____ THE DATA

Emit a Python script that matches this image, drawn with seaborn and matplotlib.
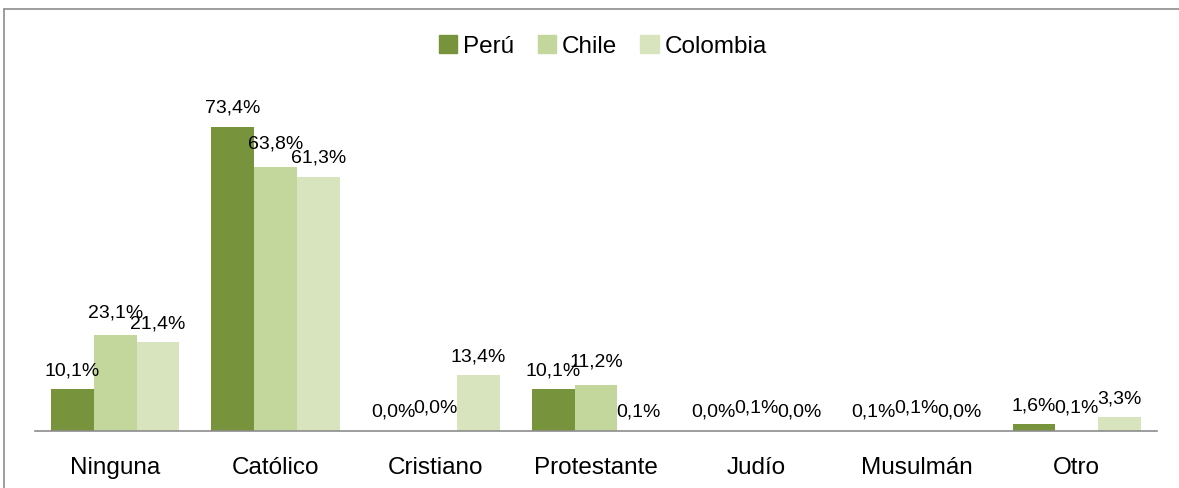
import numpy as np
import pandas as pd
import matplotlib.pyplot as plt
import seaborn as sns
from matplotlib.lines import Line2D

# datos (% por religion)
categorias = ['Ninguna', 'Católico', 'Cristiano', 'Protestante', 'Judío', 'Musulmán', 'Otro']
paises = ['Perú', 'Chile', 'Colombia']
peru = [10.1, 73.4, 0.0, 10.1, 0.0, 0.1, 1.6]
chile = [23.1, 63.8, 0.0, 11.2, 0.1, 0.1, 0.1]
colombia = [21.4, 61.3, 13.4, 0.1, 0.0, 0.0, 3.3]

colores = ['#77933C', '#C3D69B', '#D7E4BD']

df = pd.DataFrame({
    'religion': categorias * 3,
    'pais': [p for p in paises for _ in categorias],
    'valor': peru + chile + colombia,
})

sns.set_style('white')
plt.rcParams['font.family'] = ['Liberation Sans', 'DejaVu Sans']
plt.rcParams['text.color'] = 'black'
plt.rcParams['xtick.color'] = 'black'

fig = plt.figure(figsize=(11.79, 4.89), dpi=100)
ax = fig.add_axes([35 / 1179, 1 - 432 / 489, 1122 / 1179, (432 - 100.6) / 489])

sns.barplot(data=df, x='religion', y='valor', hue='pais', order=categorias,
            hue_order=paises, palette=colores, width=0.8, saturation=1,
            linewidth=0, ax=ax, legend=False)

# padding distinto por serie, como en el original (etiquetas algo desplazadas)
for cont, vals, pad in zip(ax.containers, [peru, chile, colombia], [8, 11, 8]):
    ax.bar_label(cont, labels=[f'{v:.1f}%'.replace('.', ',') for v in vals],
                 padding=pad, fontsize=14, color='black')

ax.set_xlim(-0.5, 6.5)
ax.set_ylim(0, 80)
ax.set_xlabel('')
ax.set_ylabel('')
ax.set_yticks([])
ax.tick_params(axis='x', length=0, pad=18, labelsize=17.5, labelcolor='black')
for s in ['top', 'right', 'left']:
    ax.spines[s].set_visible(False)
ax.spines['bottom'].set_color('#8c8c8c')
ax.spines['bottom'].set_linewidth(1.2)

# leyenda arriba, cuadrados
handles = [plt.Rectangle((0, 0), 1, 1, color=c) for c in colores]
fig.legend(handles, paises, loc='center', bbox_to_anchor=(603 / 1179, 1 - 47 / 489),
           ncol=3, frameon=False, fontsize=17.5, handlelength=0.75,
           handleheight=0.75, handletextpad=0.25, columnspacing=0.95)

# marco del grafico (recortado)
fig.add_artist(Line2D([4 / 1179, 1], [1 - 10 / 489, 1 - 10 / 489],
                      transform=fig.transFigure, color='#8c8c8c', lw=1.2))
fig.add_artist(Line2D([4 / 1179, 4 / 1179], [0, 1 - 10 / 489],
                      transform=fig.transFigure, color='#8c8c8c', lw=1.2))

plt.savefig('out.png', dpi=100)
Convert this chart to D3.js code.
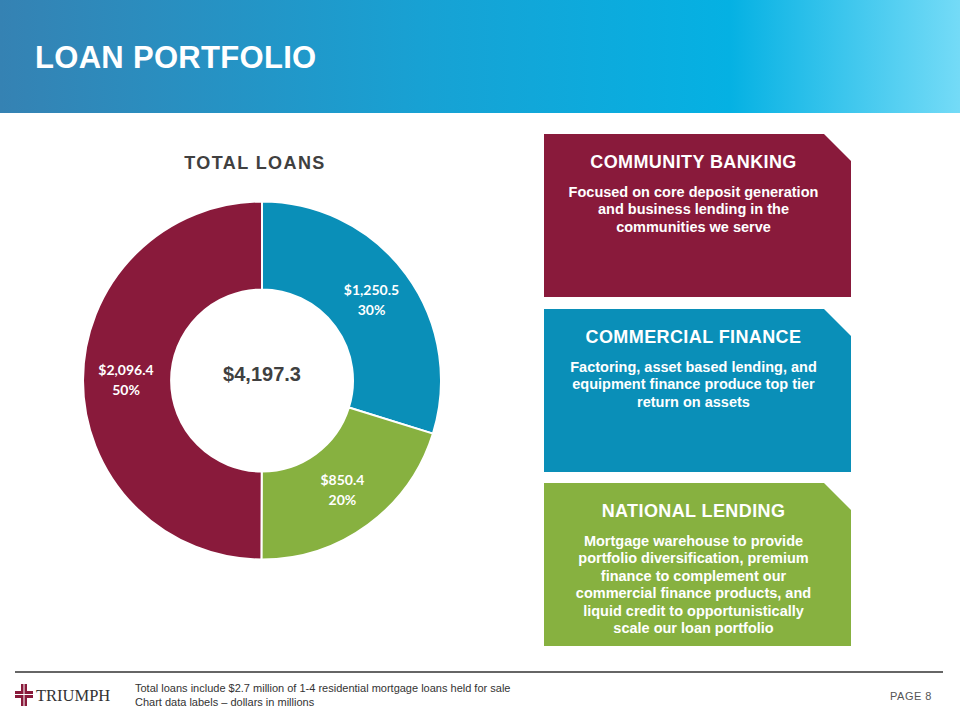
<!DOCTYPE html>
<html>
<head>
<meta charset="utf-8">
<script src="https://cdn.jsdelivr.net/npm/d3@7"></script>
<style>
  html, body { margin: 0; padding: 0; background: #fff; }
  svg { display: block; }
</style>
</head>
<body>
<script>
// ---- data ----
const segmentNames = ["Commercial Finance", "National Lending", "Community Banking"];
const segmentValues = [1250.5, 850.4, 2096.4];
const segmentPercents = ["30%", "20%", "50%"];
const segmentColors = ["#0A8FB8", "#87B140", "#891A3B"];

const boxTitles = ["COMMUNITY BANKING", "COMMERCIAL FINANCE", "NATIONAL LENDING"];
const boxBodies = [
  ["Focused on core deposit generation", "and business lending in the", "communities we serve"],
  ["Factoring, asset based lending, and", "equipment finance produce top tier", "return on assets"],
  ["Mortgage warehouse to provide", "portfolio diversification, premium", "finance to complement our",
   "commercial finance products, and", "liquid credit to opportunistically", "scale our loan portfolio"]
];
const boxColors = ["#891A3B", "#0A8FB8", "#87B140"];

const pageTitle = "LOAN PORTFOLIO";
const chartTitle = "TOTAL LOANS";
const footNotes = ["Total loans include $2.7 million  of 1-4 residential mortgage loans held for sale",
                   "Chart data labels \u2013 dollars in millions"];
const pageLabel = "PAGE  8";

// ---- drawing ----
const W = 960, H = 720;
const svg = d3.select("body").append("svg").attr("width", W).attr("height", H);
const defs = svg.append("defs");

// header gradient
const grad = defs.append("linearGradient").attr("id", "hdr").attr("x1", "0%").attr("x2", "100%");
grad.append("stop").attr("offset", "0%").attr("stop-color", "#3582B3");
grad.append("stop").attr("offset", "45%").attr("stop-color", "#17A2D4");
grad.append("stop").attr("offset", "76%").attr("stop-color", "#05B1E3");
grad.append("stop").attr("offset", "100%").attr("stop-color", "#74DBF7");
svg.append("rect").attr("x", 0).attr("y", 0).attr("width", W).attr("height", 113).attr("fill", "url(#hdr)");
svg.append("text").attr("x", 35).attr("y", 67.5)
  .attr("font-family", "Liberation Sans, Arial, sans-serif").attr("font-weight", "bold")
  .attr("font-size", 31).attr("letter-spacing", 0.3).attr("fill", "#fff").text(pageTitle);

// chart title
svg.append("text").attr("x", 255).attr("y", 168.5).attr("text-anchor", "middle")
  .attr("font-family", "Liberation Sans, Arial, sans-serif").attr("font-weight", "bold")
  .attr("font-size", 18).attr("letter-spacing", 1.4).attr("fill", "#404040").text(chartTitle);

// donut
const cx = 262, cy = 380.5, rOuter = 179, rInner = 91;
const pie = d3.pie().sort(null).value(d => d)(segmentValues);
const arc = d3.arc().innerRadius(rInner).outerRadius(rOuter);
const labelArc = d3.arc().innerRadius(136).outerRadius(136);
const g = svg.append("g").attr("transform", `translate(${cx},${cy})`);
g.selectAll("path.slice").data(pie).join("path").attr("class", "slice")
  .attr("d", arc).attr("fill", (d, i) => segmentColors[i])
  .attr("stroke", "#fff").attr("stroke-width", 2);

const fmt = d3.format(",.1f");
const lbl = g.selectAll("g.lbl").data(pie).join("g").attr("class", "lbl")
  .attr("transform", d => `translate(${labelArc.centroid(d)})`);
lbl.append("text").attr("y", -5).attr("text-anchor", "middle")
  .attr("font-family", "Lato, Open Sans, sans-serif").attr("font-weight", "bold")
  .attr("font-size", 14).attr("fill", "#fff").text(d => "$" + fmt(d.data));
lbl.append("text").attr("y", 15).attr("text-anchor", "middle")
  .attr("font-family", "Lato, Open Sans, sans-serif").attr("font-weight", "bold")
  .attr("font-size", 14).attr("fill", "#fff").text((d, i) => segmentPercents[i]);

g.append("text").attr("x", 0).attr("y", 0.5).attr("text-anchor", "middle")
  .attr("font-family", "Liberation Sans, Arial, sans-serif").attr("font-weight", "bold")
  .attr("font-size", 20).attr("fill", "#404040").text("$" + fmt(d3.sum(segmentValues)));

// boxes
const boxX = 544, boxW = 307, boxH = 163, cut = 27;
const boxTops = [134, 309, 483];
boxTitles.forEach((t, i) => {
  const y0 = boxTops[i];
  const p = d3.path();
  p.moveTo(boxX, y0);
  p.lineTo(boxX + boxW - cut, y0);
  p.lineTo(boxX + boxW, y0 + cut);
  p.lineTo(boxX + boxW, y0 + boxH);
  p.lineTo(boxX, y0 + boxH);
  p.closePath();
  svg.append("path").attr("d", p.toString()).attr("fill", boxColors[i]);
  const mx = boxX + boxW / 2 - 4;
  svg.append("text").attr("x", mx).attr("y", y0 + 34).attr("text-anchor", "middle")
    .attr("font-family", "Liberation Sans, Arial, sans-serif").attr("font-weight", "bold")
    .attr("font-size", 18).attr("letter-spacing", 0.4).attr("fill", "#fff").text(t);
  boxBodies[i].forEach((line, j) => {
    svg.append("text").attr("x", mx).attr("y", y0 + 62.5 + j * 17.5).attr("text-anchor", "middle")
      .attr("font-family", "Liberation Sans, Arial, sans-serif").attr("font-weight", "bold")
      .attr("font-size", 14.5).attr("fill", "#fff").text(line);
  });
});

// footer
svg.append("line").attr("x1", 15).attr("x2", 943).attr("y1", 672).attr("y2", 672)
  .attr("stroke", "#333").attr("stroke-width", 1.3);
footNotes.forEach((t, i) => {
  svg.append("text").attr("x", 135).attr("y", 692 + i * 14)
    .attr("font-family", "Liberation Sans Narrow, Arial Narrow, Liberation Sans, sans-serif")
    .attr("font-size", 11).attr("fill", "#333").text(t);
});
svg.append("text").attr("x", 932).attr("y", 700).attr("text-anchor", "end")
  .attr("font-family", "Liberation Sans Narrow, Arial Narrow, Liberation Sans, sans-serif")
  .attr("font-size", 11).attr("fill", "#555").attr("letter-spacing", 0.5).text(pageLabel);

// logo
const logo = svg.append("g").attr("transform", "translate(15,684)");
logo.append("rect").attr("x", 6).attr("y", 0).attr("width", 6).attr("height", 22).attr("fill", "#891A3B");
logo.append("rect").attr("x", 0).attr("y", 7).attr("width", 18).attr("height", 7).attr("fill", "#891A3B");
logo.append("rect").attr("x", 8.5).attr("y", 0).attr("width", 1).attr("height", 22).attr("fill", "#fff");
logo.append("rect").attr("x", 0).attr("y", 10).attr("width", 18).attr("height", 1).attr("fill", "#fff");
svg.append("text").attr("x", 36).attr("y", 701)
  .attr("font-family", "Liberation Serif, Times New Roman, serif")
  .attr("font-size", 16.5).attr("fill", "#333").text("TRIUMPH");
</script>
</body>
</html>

________
____ THE DATA

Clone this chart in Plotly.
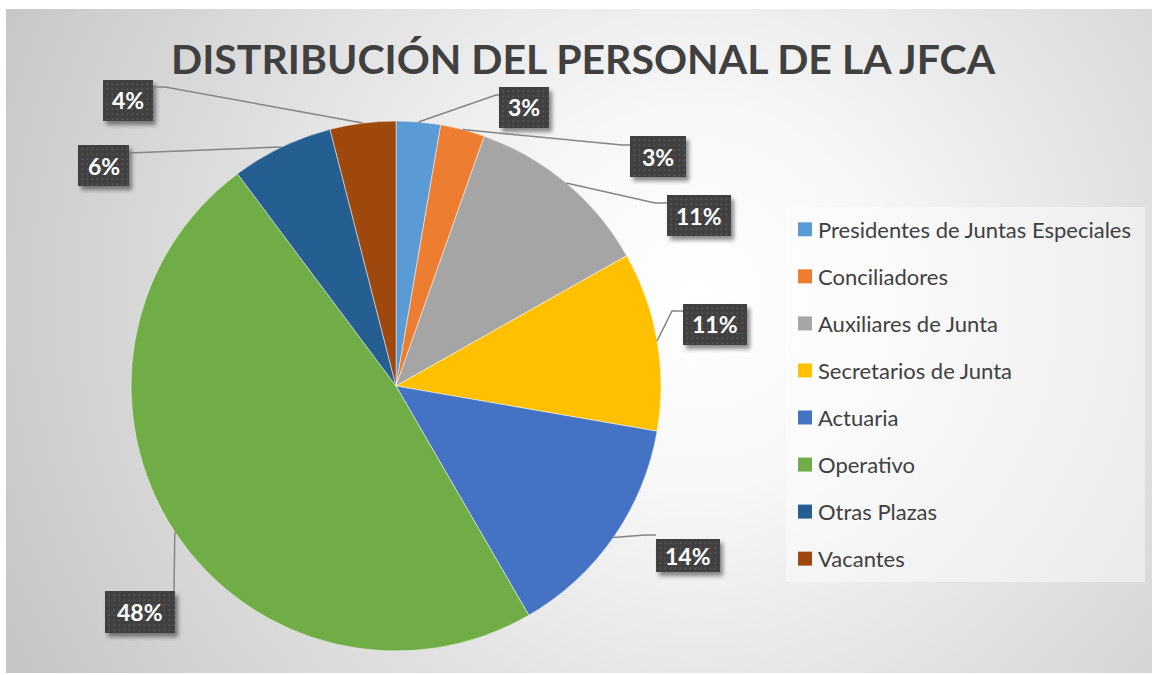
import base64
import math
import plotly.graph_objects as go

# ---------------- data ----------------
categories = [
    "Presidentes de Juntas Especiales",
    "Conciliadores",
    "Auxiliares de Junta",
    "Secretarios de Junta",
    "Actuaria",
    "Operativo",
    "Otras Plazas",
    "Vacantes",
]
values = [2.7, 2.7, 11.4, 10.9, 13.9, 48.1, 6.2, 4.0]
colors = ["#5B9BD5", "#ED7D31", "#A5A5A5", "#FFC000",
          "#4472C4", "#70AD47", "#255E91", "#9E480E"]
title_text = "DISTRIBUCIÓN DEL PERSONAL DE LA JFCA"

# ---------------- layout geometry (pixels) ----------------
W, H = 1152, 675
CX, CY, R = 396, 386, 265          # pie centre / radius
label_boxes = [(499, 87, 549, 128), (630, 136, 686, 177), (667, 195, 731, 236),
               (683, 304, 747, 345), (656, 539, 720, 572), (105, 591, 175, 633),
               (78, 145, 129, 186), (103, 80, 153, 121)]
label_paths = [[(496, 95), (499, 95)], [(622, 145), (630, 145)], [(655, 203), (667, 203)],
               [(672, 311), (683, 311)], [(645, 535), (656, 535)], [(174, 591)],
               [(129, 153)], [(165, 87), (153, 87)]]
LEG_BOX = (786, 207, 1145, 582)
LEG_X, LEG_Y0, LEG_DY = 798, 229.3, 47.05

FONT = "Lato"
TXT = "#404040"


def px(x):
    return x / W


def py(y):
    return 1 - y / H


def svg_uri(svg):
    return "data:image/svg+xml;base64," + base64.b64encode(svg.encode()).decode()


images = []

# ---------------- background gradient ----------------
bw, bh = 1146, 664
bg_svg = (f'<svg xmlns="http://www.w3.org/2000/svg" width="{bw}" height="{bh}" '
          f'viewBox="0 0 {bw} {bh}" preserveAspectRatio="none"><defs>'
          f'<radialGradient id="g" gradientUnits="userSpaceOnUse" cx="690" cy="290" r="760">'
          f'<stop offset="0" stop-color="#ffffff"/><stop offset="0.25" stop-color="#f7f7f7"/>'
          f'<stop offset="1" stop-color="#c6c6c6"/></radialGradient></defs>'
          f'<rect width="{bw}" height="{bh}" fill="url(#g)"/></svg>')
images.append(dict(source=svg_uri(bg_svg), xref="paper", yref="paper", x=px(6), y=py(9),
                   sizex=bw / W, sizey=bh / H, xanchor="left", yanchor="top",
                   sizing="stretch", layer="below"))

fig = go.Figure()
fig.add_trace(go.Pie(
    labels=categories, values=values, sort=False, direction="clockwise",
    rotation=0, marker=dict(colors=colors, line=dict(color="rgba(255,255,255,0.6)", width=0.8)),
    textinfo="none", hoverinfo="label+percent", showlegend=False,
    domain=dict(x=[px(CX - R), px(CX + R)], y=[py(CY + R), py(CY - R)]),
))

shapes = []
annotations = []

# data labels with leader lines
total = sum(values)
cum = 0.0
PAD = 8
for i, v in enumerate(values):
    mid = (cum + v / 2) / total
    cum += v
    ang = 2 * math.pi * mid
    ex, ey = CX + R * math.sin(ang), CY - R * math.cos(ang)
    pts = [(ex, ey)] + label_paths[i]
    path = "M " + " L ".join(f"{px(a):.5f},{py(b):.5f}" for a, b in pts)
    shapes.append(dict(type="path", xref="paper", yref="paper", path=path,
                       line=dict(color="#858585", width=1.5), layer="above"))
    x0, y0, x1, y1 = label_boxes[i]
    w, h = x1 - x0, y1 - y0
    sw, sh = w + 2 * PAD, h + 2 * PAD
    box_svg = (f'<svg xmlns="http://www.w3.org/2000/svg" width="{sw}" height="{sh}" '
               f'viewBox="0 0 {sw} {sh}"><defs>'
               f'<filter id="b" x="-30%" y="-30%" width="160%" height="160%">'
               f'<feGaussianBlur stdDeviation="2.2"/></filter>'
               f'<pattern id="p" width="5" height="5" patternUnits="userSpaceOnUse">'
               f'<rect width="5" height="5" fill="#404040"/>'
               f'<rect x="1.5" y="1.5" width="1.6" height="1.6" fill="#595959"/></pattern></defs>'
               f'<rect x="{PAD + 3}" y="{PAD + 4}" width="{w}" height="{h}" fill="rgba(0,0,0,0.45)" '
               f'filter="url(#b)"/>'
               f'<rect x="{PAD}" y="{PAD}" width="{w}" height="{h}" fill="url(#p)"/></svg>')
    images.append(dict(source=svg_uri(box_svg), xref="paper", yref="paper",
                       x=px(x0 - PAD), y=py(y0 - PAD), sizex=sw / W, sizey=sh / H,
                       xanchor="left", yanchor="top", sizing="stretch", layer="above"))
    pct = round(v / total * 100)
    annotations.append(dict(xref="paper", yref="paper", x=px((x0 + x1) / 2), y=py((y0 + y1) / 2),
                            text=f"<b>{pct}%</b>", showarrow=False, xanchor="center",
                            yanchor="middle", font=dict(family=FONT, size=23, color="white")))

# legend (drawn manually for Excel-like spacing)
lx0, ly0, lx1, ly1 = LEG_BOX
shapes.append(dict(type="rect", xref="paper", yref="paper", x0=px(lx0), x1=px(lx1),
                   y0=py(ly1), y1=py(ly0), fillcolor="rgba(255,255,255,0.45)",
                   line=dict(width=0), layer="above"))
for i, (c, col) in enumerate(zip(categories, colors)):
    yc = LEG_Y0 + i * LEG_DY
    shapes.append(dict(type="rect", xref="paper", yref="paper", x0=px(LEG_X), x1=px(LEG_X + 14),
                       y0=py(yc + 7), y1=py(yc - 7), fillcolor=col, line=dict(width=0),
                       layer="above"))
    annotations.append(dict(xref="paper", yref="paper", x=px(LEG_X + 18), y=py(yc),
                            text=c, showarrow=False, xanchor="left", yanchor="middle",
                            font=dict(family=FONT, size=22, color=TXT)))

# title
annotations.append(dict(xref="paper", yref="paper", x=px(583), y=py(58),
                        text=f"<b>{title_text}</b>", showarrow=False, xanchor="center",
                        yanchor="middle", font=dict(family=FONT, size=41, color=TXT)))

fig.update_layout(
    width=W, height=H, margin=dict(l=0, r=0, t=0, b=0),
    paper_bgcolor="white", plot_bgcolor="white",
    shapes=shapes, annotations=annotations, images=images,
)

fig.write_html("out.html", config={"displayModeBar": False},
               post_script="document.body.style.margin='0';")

________

Repeat only the lines from the one with "Emit a Python" down to the one with "from matplotlib.lines import Line2D", word for word and both included, and leave the pictures out.

Emit a Python script that matches this image, drawn with seaborn and matplotlib.
import numpy as np
import pandas as pd
import matplotlib.pyplot as plt
import seaborn as sns
from matplotlib.lines import Line2D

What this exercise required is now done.